王永慶說,在企業經營管理的道路上,虛偽處世是要不得的。虛偽就是“金玉其外,敗絮其內”的柑橘,虛偽就是嚇人的紙老虎,是“打腫臉充胖子”。最終還是自欺欺人,不但誤了自己,也誤了別人。
為鬥氣水泥爭霸
王永慶直言快語的作風很容易傷害別人的自尊心,實在不值得效仿。但奇怪的是,真正因為這些事記恨他的人卻極少,這是什麼原因呢?因為他的性格中也有柔和的一麵,在絕大多數時候,他非常尊重別人,也懂得照顧別人的心情。他跟巨商辜振甫的恩恩怨怨就很能說明他剛柔相濟的性格特點。
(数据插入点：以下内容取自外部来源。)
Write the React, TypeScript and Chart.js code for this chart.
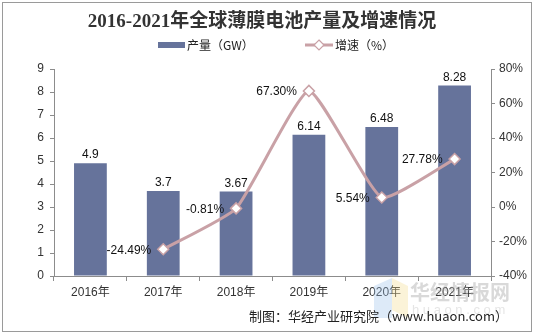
import React, { useEffect, useRef } from "react";
import { Chart, registerables } from "chart.js";

Chart.register(...registerables);

const categories = ["2016年", "2017年", "2018年", "2019年", "2020年", "2021年"];
const output = [4.9, 3.7, 3.67, 6.14, 6.48, 8.28];
const growth: (number | null)[] = [null, -24.49, -0.81, 67.3, 5.54, 27.78];
const growthLabels = ["", "-24.49%", "-0.81%", "67.30%", "5.54%", "27.78%"];
const outputLabels = ["4.9", "3.7", "3.67", "6.14", "6.48", "8.28"];
const titleText = "2016-2021年全球薄膜电池产量及增速情况";
const legendLabels = ["产量（GW）", "增速（%）"];

const BAR = "#66739b";
const LINE = "#c9a1a6";
const SANS = '"Liberation Sans", Arial, "Noto Sans CJK SC", sans-serif';
const CJK = '"Noto Sans CJK SC", "Liberation Sans", sans-serif';

const framePlugin = {
  id: "frame",
  beforeDraw(chart: any) {
    const ctx = chart.ctx;
    ctx.save();
    ctx.fillStyle = "#fff";
    ctx.fillRect(0, 0, chart.width, chart.height);
    ctx.strokeStyle = "#9a9a9a";
    ctx.lineWidth = 1;
    ctx.strokeRect(2.5, 2.5, 529, 329);
    ctx.restore();
  },
  afterDraw(chart: any) {
    const ctx = chart.ctx;
    ctx.save();
    // title
    ctx.fillStyle = "#333";
    ctx.font = 'bold 19px "Liberation Serif", "Noto Sans CJK SC", serif';
    ctx.textAlign = "center";
    ctx.textBaseline = "middle";
    ctx.fillText(titleText, 262, 22);
    // legend
    ctx.font = "12px " + CJK;
    ctx.textAlign = "left";
    ctx.fillStyle = BAR;
    ctx.fillRect(158, 42, 27, 6);
    ctx.fillStyle = "#222";
    ctx.fillText(legendLabels[0], 187, 45);
    ctx.strokeStyle = LINE;
    ctx.lineWidth = 3;
    ctx.beginPath();
    ctx.moveTo(305, 45);
    ctx.lineTo(333, 45);
    ctx.stroke();
    ctx.fillStyle = "#fff";
    ctx.lineWidth = 1.2;
    ctx.beginPath();
    ctx.moveTo(319, 40);
    ctx.lineTo(324, 45);
    ctx.lineTo(319, 50);
    ctx.lineTo(314, 45);
    ctx.closePath();
    ctx.fill();
    ctx.stroke();
    ctx.fillStyle = "#222";
    ctx.fillText(legendLabels[1], 335, 45);
    // watermark
    ctx.globalAlpha = 0.35;
    ctx.fillStyle = "#9ec3ea";
    ctx.beginPath();
    ctx.moveTo(374, 286);
    ctx.lineTo(392, 278);
    ctx.lineTo(392, 318);
    ctx.lineTo(374, 318);
    ctx.closePath();
    ctx.fill();
    ctx.fillStyle = "#f3dc8e";
    ctx.beginPath();
    ctx.moveTo(392, 278);
    ctx.lineTo(408, 286);
    ctx.lineTo(408, 318);
    ctx.lineTo(392, 310);
    ctx.closePath();
    ctx.fill();
    ctx.globalAlpha = 0.45;
    ctx.fillStyle = "#aaaaaa";
    ctx.font = 'bold 20px "Noto Sans CJK SC", sans-serif';
    ctx.textAlign = "left";
    ctx.fillText("华经情报网", 410, 292);
    ctx.globalAlpha = 0.3;
    ctx.font = '13px "Liberation Sans", sans-serif';
    ctx.fillText("h u a o n . c o m", 412, 310);
    ctx.globalAlpha = 1;
    // footer
    ctx.fillStyle = "#222";
    ctx.font = '13px "Noto Sans CJK SC", "Liberation Sans", sans-serif';
    ctx.textAlign = "right";
    ctx.fillText("制图：华经产业研究院（www.huaon.com）", 508, 316);
    ctx.restore();
  },
};

const labelPlugin = {
  id: "valueLabels",
  afterDatasetsDraw(chart: any) {
    const ctx = chart.ctx;
    ctx.save();
    ctx.fillStyle = "#111";
    ctx.font = "12px " + SANS;
    const bars = chart.getDatasetMeta(0).data;
    ctx.textAlign = "center";
    ctx.textBaseline = "alphabetic";
    bars.forEach((el: any, i: number) => {
      ctx.fillText(outputLabels[i], el.x, el.y - 5);
    });
    const pts = chart.getDatasetMeta(1).data;
    ctx.textAlign = "right";
    ctx.textBaseline = "middle";
    pts.forEach((el: any, i: number) => {
      if (growth[i] === null || !growthLabels[i]) return;
      ctx.fillText(growthLabels[i], el.x - 12, el.y + 1);
    });
    ctx.restore();
  },
};

export default function App() {
  const ref = useRef<HTMLCanvasElement | null>(null);
  useEffect(() => {
    document.body.style.margin = "0";
    const chart = new Chart(ref.current!, {
      type: "bar",
      data: {
        labels: categories,
        datasets: [
          {
            type: "bar",
            label: legendLabels[0],
            data: output,
            backgroundColor: BAR,
            yAxisID: "y",
            categoryPercentage: 0.9,
            barPercentage: 0.5,
            order: 2,
          },
          {
            type: "line",
            label: legendLabels[1],
            data: growth,
            borderColor: LINE,
            borderWidth: 3,
            tension: 0.15,
            pointStyle: "rectRot",
            pointRadius: 5.5,
            pointBorderWidth: 1.5,
            pointBackgroundColor: "#fff",
            pointBorderColor: LINE,
            yAxisID: "y1",
            order: 1,
          } as any,
        ],
      },
      options: {
        animation: false,
        responsive: false,
        maintainAspectRatio: false,
        layout: { padding: { left: 0, right: 0, top: 69, bottom: 0 } },
        plugins: {
          tooltip: { enabled: false },
          title: { display: false },
          legend: { display: false },
        },
        scales: {
          x: {
            offset: true,
            grid: { offset: true, drawOnChartArea: false, drawTicks: true, tickLength: 5, color: "#8c8c8c" },
            border: { color: "#8c8c8c" },
            ticks: { color: "#333", font: { family: SANS, size: 12 }, padding: 4 },
            afterFit(s: any) {
              s.height = 60;
            },
          },
          y: {
            position: "left",
            min: 0,
            max: 9,
            ticks: { stepSize: 1, color: "#333", font: { family: SANS, size: 12 }, padding: 6 },
            grid: { drawOnChartArea: false, drawTicks: true, tickLength: 4, color: "#8c8c8c" },
            border: { color: "#8c8c8c" },
            afterFit(s: any) {
              s.width = 54;
            },
          },
          y1: {
            position: "right",
            min: -40,
            max: 80,
            ticks: { stepSize: 20, color: "#333", font: { family: SANS, size: 12 }, padding: 4, callback: (v: any) => v + "%" },
            grid: { drawOnChartArea: false, drawTicks: true, tickLength: 4, color: "#8c8c8c" },
            border: { color: "#8c8c8c" },
            afterFit(s: any) {
              s.width = 43;
            },
          },
        },
      },
      plugins: [framePlugin, labelPlugin],
    });
    return () => chart.destroy();
  }, []);
  return (
    <div style={{ position: "absolute", left: 0, top: 0, width: 534, height: 336 }}>
      <canvas ref={ref} width={534} height={336} style={{ width: 534, height: 336 }} />
    </div>
  );
}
辜振甫出生於1917年1月13日,隻比王永慶大5天。辜家是台灣彰化鹿港的名門望族,辜振甫的父親辜顯榮是日據時代顯赫一時的風雲人物。辜振甫年輕時曾留學日本,攻讀工商管理,回台後繼承了家族的事業。1954年,“台灣政府”將原來公營的台泥、台紙、農林、工礦四大公司開放民營。在台泥轉營之前,“政府”以其股票折合地價發給被收回土地的地主們。辜振甫將從父親手上繼承的大批土地捐出,換回了台泥公司的股票。幾年後,辜振甫接任台泥總經理一職,後又擔任台泥公司的董事長。辜振甫以其老練的手段執掌台泥30多年,奠定了這家公司在水泥業的“霸主”地位,他本人在台灣企業也具有很高的威望。
王永慶和辜振甫同是台灣工商界的頂尖人物,人生經曆卻截然不同。論出身,王永慶是貧寒的茶農子弟,辜振甫乃名門之後;辜振甫受過高等教育,素有“才子”之稱,王永慶隻念過幾年小學;王永慶性情剛烈,為人率直,說起話來一是一,一是二,不留情麵:辜振甫文質彬彬,其修養和風度在台灣工商界首屈一指。兩人就像火與水,雖然處在不同的行業,但都是鋒頭人物,難免存在明爭暗鬥。
在台灣,水泥業以辜振甫為龍頭,塑膠業以王永慶為霸主,兩人各據一方,各領風騷。但每年台灣的納稅排行榜,王永慶都排在辜振甫的前麵。納稅額可以作為衡量一個企業成就的指標,若以此而論,王永慶無疑占了上風。也許是這個緣故,王永慶對辜振甫頗有微詞,在一個半公開場合,王永慶還把辜振甫主持的“台泥”稱為“小公司”。此事傳到台泥,涵養頗深的辜振甫也不禁麵露不快之色。